For a little under 10 weeks we’ve been speculating on the potential impact that the coronavirus could have on the 2020 college football season.
Well, after countless Zoom meetings among officials at every level to discuss possible options, we are finally starting to get close to some really important decisions. Some of those big decisions could come this week.
So let’s take a moment to catch our breath and see where we are with 103 days until the start of college football season. Here are five questions to ponder:
1—Will the SEC presidents vote to allow football players back on campus in June?
Sports Illustrated’s Ross Dellenger reported Monday that the NCAA Division I council is expected to lift the ban on on-campus sports activities that has been in place since March and was scheduled to end on May 31. The vote could come as soon as Wednesday.
That vote could be the first step in clearing the way for the return of athletes to campus.
Also this week the 14 SEC Presidents and Chancellors are expected vote on whether or not football players could return to campus as early as June 1. Some members of the conference would rather that date be pushed to June 15.
Given the fact that all 14 SEC schools have announced their intention to have students on campus this fall, I expect the presidents to approve the return of athletes to campus sometime in June.
The rationale to bringing the players back early is that they will be safer under the controlled supervision of team doctors, trainers, coaches, nutritionists, etc.
The early indications are that if athletes return in June, it would be for voluntary workouts and the process of getting acclimated to the new normal.
2—Will the 2020 college football season start on time?
All of the signs, at least in SEC territory, say yes.
If the players are back on campus in June then the season should be able start as scheduled on Sept. 5. That would give the trainers time to work on conditioning only in June and July. Then, after a break, preparation for the first game can begin.
The bigger question is whether or not the teams can get through the entire regular season without another outbreak of the virus that could potentially shut things down. Nobody knows the answer to that question but the possibility has to be a part of the planning.
Example: The University of South Carolina announced this week that it has cancelled Fall Break, which goes through Thanksgiving weekend, just to be on the safe side. So when the students go home for Thanksgiving, they are not coming back to campus until January.
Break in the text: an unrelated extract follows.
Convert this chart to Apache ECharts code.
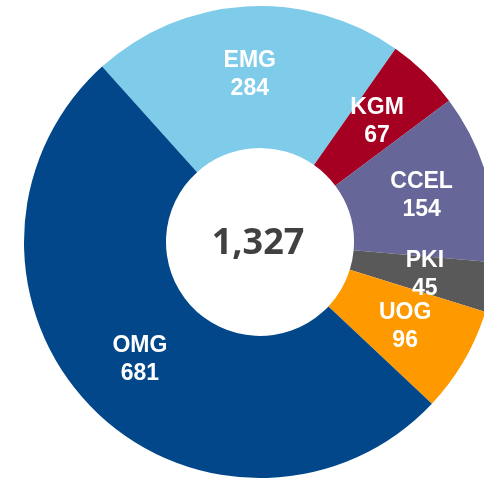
<!DOCTYPE html>
<html>
<head>
<meta charset="utf-8">
<script src="https://cdn.jsdelivr.net/npm/echarts@6/dist/echarts.min.js"></script>
<style>
  html, body { margin: 0; padding: 0; background: #fff; }
  #main { width: 484px; height: 478px; }
</style>
</head>
<body>
<div id="main"></div>
<script>
// 分部名称和数值
var names = ['EMG', 'KGM', 'CCEL', 'PKI', 'UOG', 'OMG'];
var values = [284, 67, 154, 45, 96, 681];
var colors = ['#7ecbea', '#a50021', '#666699', '#595959', '#fe9900', '#01478a'];
var totalText = '1,327';

var myChart = echarts.init(document.getElementById('main'));

var data = names.map(function (n, i) {
    return { name: n, value: values[i], itemStyle: { color: colors[i] } };
});

var option = {
    animation: false,
    graphic: [{
        type: 'text',
        x: 258, y: 244,
        style: {
            text: totalText,
            align: 'center',
            verticalAlign: 'middle',
            fontFamily: 'Open Sans',
            fontWeight: 'bold',
            fontSize: 36,
            fill: '#404040'
        }
    }],
    series: [{
        type: 'pie',
        center: [260, 242],
        radius: [94, 236],
        startAngle: 132,
        clockwise: true,
        avoidLabelOverlap: false,
        itemStyle: { borderWidth: 0 },
        label: {
            show: true,
            position: 'inside',
            formatter: '{b}\n{c}',
            color: '#fff',
            fontFamily: 'Liberation Sans',
            fontWeight: 'bold',
            fontSize: 23,
            lineHeight: 28
        },
        labelLayout: { hideOverlap: false },
        labelLine: { show: false },
        emphasis: { disabled: true },
        data: data
    }]
};

myChart.setOption(option);
</script>
</body>
</html>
3—Will there be fans in the seats for the first game?
I don’t see it. NASCAR started without fans. Golf started without fans. If Major League Baseball can work out its squabbles, it looks like they’ll play at least part of the season without fans. I would expect the NBA to do the same.
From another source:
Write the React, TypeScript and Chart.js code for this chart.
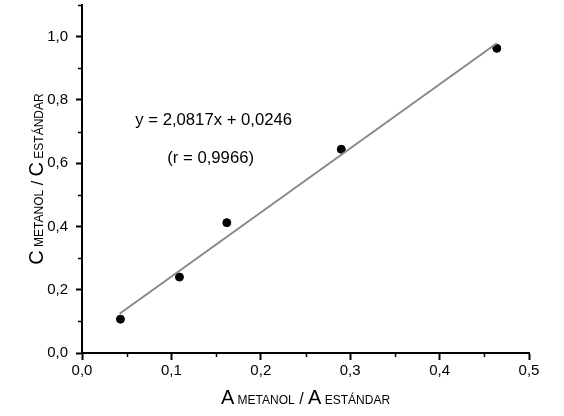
import { useEffect, useRef } from 'react'
import { Chart, registerables } from 'chart.js'

Chart.register(...registerables)

// calibration points
const ratioA = [0.043, 0.109, 0.162, 0.290, 0.464]
const ratioC = [0.107, 0.240, 0.412, 0.644, 0.963]

// fitted line, end points as drawn
const fitX = [0.042, 0.464]
const fitY = [0.124, 0.979]

const yTicks = [0, 0.2, 0.4, 0.6, 0.8, 1.0]
const xTicks = [0, 0.1, 0.2, 0.3, 0.4, 0.5]
const yMinor = [0.1, 0.3, 0.5, 0.7, 0.9, 1.1]
const xMinor = [0.05, 0.15, 0.25, 0.35, 0.45]

const notes = ['y = 2,0817x + 0,0246', '(r = 0,9966)']
const noteX = [0.0596, 0.0954]
const noteY = [0.721, 0.601]

const FONT = "Arial, 'Liberation Sans', sans-serif"

const fmt = (v: number) => v.toFixed(1).replace('.', ',')

type Seg = [string, number]

function drawSegs(ctx: CanvasRenderingContext2D, segs: Seg[], cx: number, cy: number, rot: number) {
  ctx.save()
  ctx.translate(cx, cy)
  ctx.rotate(rot)
  ctx.fillStyle = '#000'
  ctx.textBaseline = 'alphabetic'
  ctx.textAlign = 'left'
  let total = 0
  const widths = segs.map(([t, s]) => {
    ctx.font = `${s}px ${FONT}`
    const w = ctx.measureText(t).width
    total += w
    return w
  })
  let x = -total / 2
  segs.forEach(([t, s], i) => {
    ctx.font = `${s}px ${FONT}`
    ctx.fillText(t, x, 0)
    x += widths[i]
  })
  ctx.restore()
}

const extras = {
  id: 'extras',
  afterDraw(chart: any) {
    const { ctx, chartArea, scales } = chart
    const xs = scales.x
    const ys = scales.y
    // minor ticks
    ctx.save()
    ctx.strokeStyle = '#000'
    ctx.lineWidth = 1.5
    ctx.beginPath()
    xMinor.forEach((v) => {
      const px = Math.round(xs.getPixelForValue(v)) + 0.5
      ctx.moveTo(px, chartArea.bottom)
      ctx.lineTo(px, chartArea.bottom + 4)
    })
    yMinor.forEach((v) => {
      const py = Math.round(ys.getPixelForValue(v)) + 0.5
      ctx.moveTo(chartArea.left, py)
      ctx.lineTo(chartArea.left - 4, py)
    })
    ctx.stroke()
    ctx.restore()

    // fit annotation
    ctx.save()
    ctx.fillStyle = '#000'
    ctx.font = `16.7px ${FONT}`
    ctx.textBaseline = 'alphabetic'
    notes.forEach((t, i) => {
      ctx.fillText(t, xs.getPixelForValue(noteX[i]), ys.getPixelForValue(noteY[i]))
    })
    ctx.restore()

    // axis titles with small-caps subscripts
    const cx = (chartArea.left + chartArea.right) / 2
    drawSegs(ctx, [['A', 20], [' METANOL', 12], [' / ', 16], ['A', 20], [' ESTÁNDAR', 12]], cx, 404, 0)
    const cy = (chartArea.top + chartArea.bottom) / 2
    drawSegs(ctx, [['C', 20], [' METANOL', 12], [' / ', 16], ['C', 20], [' ESTÁNDAR', 12]], 43, cy, -Math.PI / 2)
  },
}

export default function App() {
  const canvasRef = useRef<HTMLCanvasElement>(null)
  const chartRef = useRef<Chart | null>(null)

  useEffect(() => {
    if (!canvasRef.current) return
    chartRef.current?.destroy()

    chartRef.current = new Chart(canvasRef.current, {
      type: 'scatter',
      data: {
        datasets: [
          {
            type: 'line',
            label: 'ajuste',
            data: fitX.map((x, i) => ({ x, y: fitY[i] })),
            borderColor: '#888888',
            borderWidth: 2,
            pointRadius: 0,
            fill: false,
          },
          {
            label: 'metanol',
            data: ratioA.map((x, i) => ({ x, y: ratioC[i] })),
            backgroundColor: '#000',
            borderColor: '#000',
            pointRadius: 4,
          },
        ],
      },
      options: {
        responsive: false,
        animation: false,
        layout: { padding: { left: 0, top: 5, right: 35, bottom: 0 } },
        plugins: { legend: { display: false }, tooltip: { enabled: false } },
        scales: {
          x: {
            type: 'linear',
            min: 0,
            max: 0.5,
            afterFit: (s: any) => { s.height = 63; s.paddingLeft = 0; s.paddingRight = 0 },
            afterBuildTicks: (s: any) => { s.ticks = xTicks.map((value) => ({ value })) },
            grid: { drawOnChartArea: false, drawTicks: true, tickLength: 7, tickWidth: 2, tickColor: '#000' },
            border: { display: true, color: '#000', width: 2 },
            ticks: {
              color: '#000',
              padding: 2,
              maxRotation: 0,
              font: { size: 15, family: FONT },
              callback: (v: any) => fmt(Number(v)),
            },
          },
          y: {
            type: 'linear',
            min: 0,
            max: 1.1,
            afterFit: (s: any) => { s.width = 82; s.paddingTop = 0; s.paddingBottom = 0 },
            afterBuildTicks: (s: any) => { s.ticks = yTicks.map((value) => ({ value })) },
            grid: { drawOnChartArea: false, drawTicks: true, tickLength: 6, tickWidth: 2, tickColor: '#000' },
            border: { display: true, color: '#000', width: 2 },
            ticks: {
              color: '#000',
              padding: 8,
              font: { size: 15, family: FONT },
              callback: (v: any) => fmt(Number(v)),
            },
          },
        },
      },
      plugins: [extras],
    })

    return () => { chartRef.current?.destroy() }
  }, [])

  return (
    <div style={{ position: 'fixed', left: 0, top: 0, width: 564, height: 416, background: '#fff' }}>
      <canvas ref={canvasRef} width={564} height={416} />
    </div>
  )
}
Now maybe the college football world will look different on Sept. 5, the first full Saturday of the season. But all the focus in the early weeks of the season has to be on the health and well-being if the players. Once it is proven that the games can be played safely, then the powers-that-be can turn their attention to letting some fans into the stadium under strict guidelines.
Is it going to be strange playing college football games without the energy of the fans? Sure it will. But it looks like the choices will be, at least in the beginning, football without fans or no football at all.
4—Is it possible that some schools/conferences will decide not to play this season or start the season late?
Absolutely. We’re all keeping our eye on California, where governor Gavin Newsom surprised a lot of people this week when he said pro sports will be allowed to play in the state without fans. Now does that mean that college sports will be able to do the same thing? We don’t know that.
We also don’t know if California schools would be allowed to play outside the state. USC is scheduled to open the season with Alabama on Sept. 5 in Arlington, Tex.
In the state Stanford hosts William & Mary, California hosts TCU and UCLA hosts New Mexico State on Aug. 29.
If the California schools can’t play, even with no fans, that would be a huge blow for the Pac-12, which was already having its problems in football.
SEC Commissioner Greg Sankey told me last week that he hopes the Power Five conferences will all be able to start the season on time because they are all connected by scheduling. But he did allow that there was room for different conferences to reach different decisions on whether or not to play.
5—Wouldn't it be unfair if some conferences can bring athletes back to campus earlier than others?
There’s going to be a lot of things that won’t be fair in this unprecedented season. Competitive balance is something that is going to be way down the list of priorities when it comes to getting this season played. In short, coaches and fans who are worrying about these kinds of things are going to have to get over it.
“There are no equal solutions,” Mountain West Conference commissioner Craig Thompson told Sports Illustrated. “There are pockets of coaches saying ‘Wait a minute, I didn’t get 12 Spring practices.’ Give me a break.”
Indeed. This will be unlike any college football season we’ve ever experienced. Everybody—players, coaches, fans, media—are going to have to be flexible.